Traditionally, transport routes in the Nordic region have been in a north to south direction. There are currently many reasons to believe that future transport routes are beginning to adopt a west to east direction. At EU level, various forms of collaboration have been established under such denominations as Midway Alignment of the Bothnian Corridor, Comprehensive Port and Ten T-network.
On the Finnish side, the transport corridor across the Kvarken Strait received a great deal of attention when the team executed its assignment on behalf of the Finnish Minister of Transport in 2012. Amended environmental requirements for shipping in the Baltic Sea from the beginning of 2015 will radically change the traffic flows.
For Vaasa, the review of the port operations was necessary since the cities’ port operations must be converted into companies before the end of 2014. Umeå was the natural cooperation partner since the cities already maintain joint traffic across the Kvarken Strait with the joint-venture shipping company, Wasaline.
The ports in Vaasa and Umeå complement each other since Umeå is a traditional export port for wood-processing products, while Vaasa is an import port for solid and liquid fuel for energy production and traffic.
The ports of Vaasa and Umeå are strategically key links in the transport corridor that extends from Mo i Rana on the Norwegian Atlantic coast to St. Petersburg.

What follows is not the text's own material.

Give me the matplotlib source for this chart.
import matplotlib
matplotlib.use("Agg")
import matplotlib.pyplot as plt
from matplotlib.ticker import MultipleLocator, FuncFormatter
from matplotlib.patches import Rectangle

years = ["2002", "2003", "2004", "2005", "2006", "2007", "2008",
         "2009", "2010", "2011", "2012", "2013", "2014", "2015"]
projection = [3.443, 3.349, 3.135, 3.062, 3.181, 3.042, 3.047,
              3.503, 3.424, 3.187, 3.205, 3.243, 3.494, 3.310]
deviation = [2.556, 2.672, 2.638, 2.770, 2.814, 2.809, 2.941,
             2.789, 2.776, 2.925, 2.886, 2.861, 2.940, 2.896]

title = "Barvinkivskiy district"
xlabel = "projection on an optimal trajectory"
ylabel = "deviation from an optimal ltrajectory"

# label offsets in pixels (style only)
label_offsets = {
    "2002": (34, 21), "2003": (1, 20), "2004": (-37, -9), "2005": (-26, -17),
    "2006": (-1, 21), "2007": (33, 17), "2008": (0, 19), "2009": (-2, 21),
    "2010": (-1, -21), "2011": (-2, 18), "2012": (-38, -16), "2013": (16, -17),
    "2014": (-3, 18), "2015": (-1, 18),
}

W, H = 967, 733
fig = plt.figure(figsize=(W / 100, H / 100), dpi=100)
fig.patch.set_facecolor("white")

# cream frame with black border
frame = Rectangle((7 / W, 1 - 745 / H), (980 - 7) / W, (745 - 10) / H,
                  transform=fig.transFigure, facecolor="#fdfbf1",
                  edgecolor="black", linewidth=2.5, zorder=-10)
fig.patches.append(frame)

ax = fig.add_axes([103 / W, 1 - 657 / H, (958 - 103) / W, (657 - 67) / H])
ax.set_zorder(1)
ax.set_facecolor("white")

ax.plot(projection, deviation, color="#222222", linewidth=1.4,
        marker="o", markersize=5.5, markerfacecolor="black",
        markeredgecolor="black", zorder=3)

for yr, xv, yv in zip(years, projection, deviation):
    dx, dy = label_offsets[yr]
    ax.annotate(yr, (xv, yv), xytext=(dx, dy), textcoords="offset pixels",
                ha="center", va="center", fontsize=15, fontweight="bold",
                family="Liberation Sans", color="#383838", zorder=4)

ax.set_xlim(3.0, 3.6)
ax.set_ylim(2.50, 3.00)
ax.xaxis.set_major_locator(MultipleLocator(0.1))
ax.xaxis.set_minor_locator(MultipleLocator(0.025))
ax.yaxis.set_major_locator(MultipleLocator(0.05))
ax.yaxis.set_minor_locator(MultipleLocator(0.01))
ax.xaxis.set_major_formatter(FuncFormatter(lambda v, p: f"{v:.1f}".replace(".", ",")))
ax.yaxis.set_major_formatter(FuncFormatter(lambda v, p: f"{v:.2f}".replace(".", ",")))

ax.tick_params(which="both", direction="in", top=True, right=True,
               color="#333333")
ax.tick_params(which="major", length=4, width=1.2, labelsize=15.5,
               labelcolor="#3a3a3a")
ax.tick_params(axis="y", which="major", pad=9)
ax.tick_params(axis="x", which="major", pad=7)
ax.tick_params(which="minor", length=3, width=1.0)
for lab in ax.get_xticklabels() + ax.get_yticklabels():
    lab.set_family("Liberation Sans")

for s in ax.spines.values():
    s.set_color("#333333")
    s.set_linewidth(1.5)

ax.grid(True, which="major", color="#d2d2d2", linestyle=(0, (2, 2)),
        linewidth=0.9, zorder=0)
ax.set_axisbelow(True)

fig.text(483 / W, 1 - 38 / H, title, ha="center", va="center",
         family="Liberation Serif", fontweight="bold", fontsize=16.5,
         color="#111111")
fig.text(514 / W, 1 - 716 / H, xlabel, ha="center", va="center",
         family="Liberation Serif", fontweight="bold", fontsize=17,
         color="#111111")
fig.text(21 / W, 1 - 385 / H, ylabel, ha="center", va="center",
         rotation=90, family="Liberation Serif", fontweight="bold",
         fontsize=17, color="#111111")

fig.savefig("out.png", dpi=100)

Both ports are located outside the area for sulfur directives and will therefore increase in significance after the beginning of 2015.
Expectations of port activities
- Increased competitiveness – market situation for the ports of the Baltic Sea will significantly change since the EU intends to divert traffic away from roads to railway and shipping using environmental requirements
- Visibility in the EU’s logistics network for railway and shipping
- TEN T status key for future EU financing
- Reduced investment needs (avoid duplicate investments)
- Coordination of marketing/business development
- Economies of scale in production and administration
- Coordination of environmental goals and route planning in both cities
- Operational benefits, for example, safety/surveillance, cranes and equipment
Copenhagen and Malmö decided to combine the cities’ port operations into a joint company in 2001. The company, Copenhagen Malmö Ports Ltd, has now been in operation for 12 years. Their experiences were communicated by Lennart Pettersson, former Vice President of CMP Ltd, who was a consultant for the team.
Proposal for the formation of a company
A limited liability company has been proposed, with registered office in Umeå, share capital distribution 50/50. The Board of the company shall comprise an equal number of Finnish and Swedish members. Wasaline AB, which is registered in Vaasa and owned equally by Umeå and Vaasa, has three members from the Finnish side and three from the Swedish side. The proposal was submitted for political consideration and decision simultaneously in both cities in the spring.